Demo web app to match a strand of DNA to a protein that it helps encode.
protein-matcher.talktosimon.com
Tested on macOS only.
Follow the instructions on the Docker website. Development on Protein Matcher requires the docker
CLI.
git clone https://github.com/7imon7ays/protein-matcher
cd protein-matcher
make
This launches the containerized web app components: the database, web server, background worker, and frontend build server. They will claim ports 3000, 5432, and 8000. Make sure you don't have another process, such as another PostgreSQL server, listening on any of those.
The web server and background worker processes may repeatedly fail and restart betwen the time that the database is up and when it's ready to handle requests. This is expected.
After a few minutes, open your favorite browser and navigate to localhost:3000 to start using the app. Note that by default the development server stubs out the third party API and produces fake results. Edit this setting to enable real matching.
See the Docker images used to set up the development environment here.
From the project root and with all the app components running in another tab.
make test
For now the test suite uses the same stubbed out backend as the development environment, which sleeps for a few seconds to simulate the API call. This can lead to occasionally flaky assertions.
Running the linter requires installing the project's dependencies locally.
pip install virtualenv
virtualenv env
. env/bin/activate
pip install -r requirements.txt
yarn install --cwd frontend
make lint
At its core Protein Matcher uses Biopython's Blast package to run a blast search against the servers of NCBI, National Center for Biotechnology Information, which expose various bioinformatics databases. It's straightforward except for one complication. The search is restricted to a list of proteins IDs1. Ideally this would be done with an Entrez query such as NC_000852[accession] OR NC_007346[accession]
. But it seems none of the databases exposed by NCBI's servers match a DNA sequence to the protein IDs in the list. We need a workaround.
When we look up any of those IDs on ncbi.nlm.nih.gov, we see a viral genome with a comment that points to another accession ID. E.g. for NC_000852 the page reads "The reference sequence is identical to JF411744". If we use that accession string, the blast search does find the expected result.
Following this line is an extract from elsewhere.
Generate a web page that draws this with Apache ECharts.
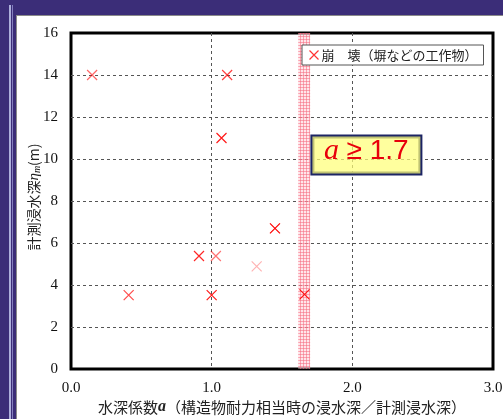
<!DOCTYPE html>
<html>
<head>
<meta charset="utf-8">
<script src="https://cdn.jsdelivr.net/npm/echarts@6/dist/echarts.min.js"></script>
<style>
  html, body { margin: 0; padding: 0; width: 503px; height: 419px; overflow: hidden; background: #3b2d78; }
  #stripe1 { position: absolute; left: 9px; top: 5px; width: 2px; height: 414px; background: #aeb0dc; }
  #stripe2 { position: absolute; left: 12px; top: 5px; width: 1px; height: 414px; background: #8580bf; }
  #panel { position: absolute; left: 16px; top: 15px; width: 487px; height: 404px; background: #fff;
           border-left: 1px solid #8a8a8a; border-top: 1px solid #8a8a8a; box-sizing: border-box; }
  #chart { position: absolute; left: 0; top: 0; width: 503px; height: 419px; }
</style>
</head>
<body>
<div id="stripe1"></div>
<div id="stripe2"></div>
<div id="panel"></div>
<div id="chart"></div>
<script>
// Water-depth coefficient a vs. measured inundation depth (collapsed walls etc.)
const coefA = [0.15, 1.11, 1.07, 0.91, 1.03, 1.32, 0.41, 1.00, 1.66, 1.45];
const depthM = [14.0, 14.0, 11.0, 5.38, 5.38, 4.89, 3.52, 3.52, 3.55, 6.70];
const markAlpha = [0.6, 0.75, 0.9, 0.85, 0.55, 0.3, 0.7, 0.9, 0.9, 1.0];

const xTicks = ['0.0', '1.0', '2.0', '3.0'];
const seriesName = '崩　壊（塀などの工作物）';
const threshold = 1.7;
const bandFrom = 1.615;
const noteAt = [2.10, 10.19];

function pattern(bg, line, size) {
  const c = document.createElement('canvas');
  c.width = c.height = size;
  const g = c.getContext('2d');
  g.fillStyle = bg; g.fillRect(0, 0, size, size);
  g.fillStyle = line; g.fillRect(0, 0, size, 1); g.fillRect(0, 0, 1, size);
  return c;
}
const pinkHatch = pattern('rgba(255,200,208,0.45)', 'rgba(245,110,130,0.55)', 3);

const crossPath = 'path://M0,0L10,10M10,0L0,10';
const serif = 'Liberation Serif';
const cjk = 'Noto Sans CJK JP';

const points = coefA.map((a, i) => ({
  value: [a, depthM[i]],
  itemStyle: { opacity: markAlpha[i] }
}));

const chart = echarts.init(document.getElementById('chart'), null, { renderer: 'canvas' });
chart.setOption({
  backgroundColor: 'transparent',
  animation: false,
  grid: { left: 71, right: 10, top: 33, bottom: 50, outerBoundsMode: 'none', containLabel: false,
          show: true, borderColor: '#000', borderWidth: 3, backgroundColor: 'transparent' },
  xAxis: {
    type: 'value', min: 0, max: 3, interval: 1,
    axisLine: { show: false }, axisTick: { show: false },
    axisLabel: { margin: 12, fontFamily: serif, fontSize: 15, color: '#111',
                 formatter: v => xTicks[Math.round(v)] },
    splitLine: { show: true, showMinLine: false, showMaxLine: false,
                 lineStyle: { type: [3, 3], color: '#555', width: 1 } },
    name: '水深係数{a|a}（構造物耐力相当時の浸水深／計測浸水深）',
    nameLocation: 'middle', nameGap: 30, nameMoveOverlap: false,
    nameTextStyle: { fontFamily: cjk, fontSize: 15, color: '#222',
                     rich: { a: { fontFamily: serif, fontStyle: 'italic', fontWeight: 'bold', fontSize: 16, color: '#222' } } }
  },
  yAxis: {
    type: 'value', min: 0, max: 16, interval: 2,
    axisLine: { show: false }, axisTick: { show: false },
    axisLabel: { margin: 13, fontFamily: serif, fontSize: 15, color: '#111' },
    splitLine: { show: true, showMinLine: false, showMaxLine: false,
                 lineStyle: { type: [3, 3], color: '#555', width: 1 } },
    name: '計測浸水深{e|η}{s|m}(m)',
    nameLocation: 'middle', nameGap: 29, nameRotate: 90, nameMoveOverlap: false,
    nameTextStyle: { fontFamily: cjk, fontSize: 14, color: '#222', padding: [0, 0, 0, 8],
                     rich: { e: { fontFamily: serif, fontStyle: 'italic', fontSize: 15, color: '#222' },
                             s: { fontFamily: serif, fontStyle: 'italic', fontSize: 10, color: '#222', verticalAlign: 'bottom', padding: [6, 0, 0, 0] } } }
  },
  legend: {
    left: 302, top: 45, padding: [3, 6, 3, 5],
    borderColor: '#555', borderWidth: 1, backgroundColor: '#fff',
    itemWidth: 9, itemHeight: 9, itemGap: 4,
    textStyle: { fontFamily: cjk, fontSize: 13, color: '#222', padding: [0, 0, 0, -2] },
    data: [{ name: seriesName, icon: crossPath,
             itemStyle: { color: 'none', borderColor: '#ff0000', borderWidth: 1.2 } }]
  },
  series: [
    {
      // hatched band at the threshold coefficient
      type: 'scatter', data: [], z: 5, silent: true,
      markArea: {
        silent: true,
        itemStyle: { color: { image: pinkHatch, repeat: 'repeat' } },
        data: [[{ xAxis: bandFrom }, { xAxis: threshold }]]
      }
    },
    {
      name: seriesName,
      type: 'scatter', z: 6,
      symbol: crossPath, symbolSize: 10,
      itemStyle: { color: 'none', borderColor: '#ff0000', borderWidth: 1.2 },
      data: points,
      markPoint: {
        silent: true,
        data: [{
          coord: noteAt, symbol: 'circle', symbolSize: 1,
          itemStyle: { color: 'rgba(0,0,0,0)' },
          label: {
            show: true, position: 'inside',
            formatter: '{a|a }{b|≥ ' + threshold.toFixed(1) + '}',
            backgroundColor: 'rgba(255,255,120,0.72)',
            borderColor: '#1c2464', borderWidth: 2,
            width: 108, height: 37, align: 'center', verticalAlign: 'middle',
            padding: 0,
            rich: {
              a: { fontFamily: serif, fontStyle: 'italic', fontSize: 30, color: '#e8000b' },
              b: { fontFamily: 'Liberation Sans', fontSize: 28, color: '#e8000b' }
            }
          }
        }]
      }
    }
  ]
});
</script>
</body>
</html>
So we map each of the original protein IDs to the corresponding accession strings that NCBI points to, use the latter in the search filter, and plug the result back into the original mapping to produce the expected protein ID.
See matcher/management/commands/accn_ids.py for a script that calls NCBI and prints the mapping from accession string to protein ID.
1NC_000852, NC_007346, NC_008724, NC_009899, NC_014637, NC_020104, NC_023423, NC_023640, NC_023719, NC_027867
Users do not log in. For now every new visitor is simply assigned a cookie so that their recent searches are preserved while they navigate.
Protein Matcher uses Django Background Tasks to search for matches in the background without blocking the user. When a search fails it's retried a certain number of times before it fails permanently. For now users have no way of knowing if a search is very slow or being retried many times or has permanently failed.
To check whether a search has failed permanently, the maintainer has to look up its corresponding background task.
The web client was tested on macOS Chrome, macOS Firefox, macOS Safari, iOS Chrome, and iOS Safari.
- The lack of a
manifest.json
file in the frontend code causes Google Chrome to print a syntax error to the console. - The
overflow
property behaves differently in Firefox. - iOS Safari does not display the keyboard when the page loads in spite of the text field's
autofocus
property.
- File uploading could be more intuitive. It's not immediately obvious that the user has to click the search button once they've selected a file.
- Add unit tests, especially for server code.
- Support FASTA format for file upload.
- Display when a search has failed too many times and will no longer be retried.
- Validate the user's input both client- and server-side. DNA sequences should have a minimum length and consist of As, Gs, Cs, and Ts only. The app could also reject DNA sequences that contain the right characters but no known codons before sending a request to the NCBI servers.
- Cache previously matched sequences in Redis to further reduce API calls. Sequences can be cached across users.
- Allow users to log in and out.
- Rate limit users so that they don't abuse the NCBI servers.
- Add automation to ensure periodically that the mapping from accession strings to protein IDs is up to date.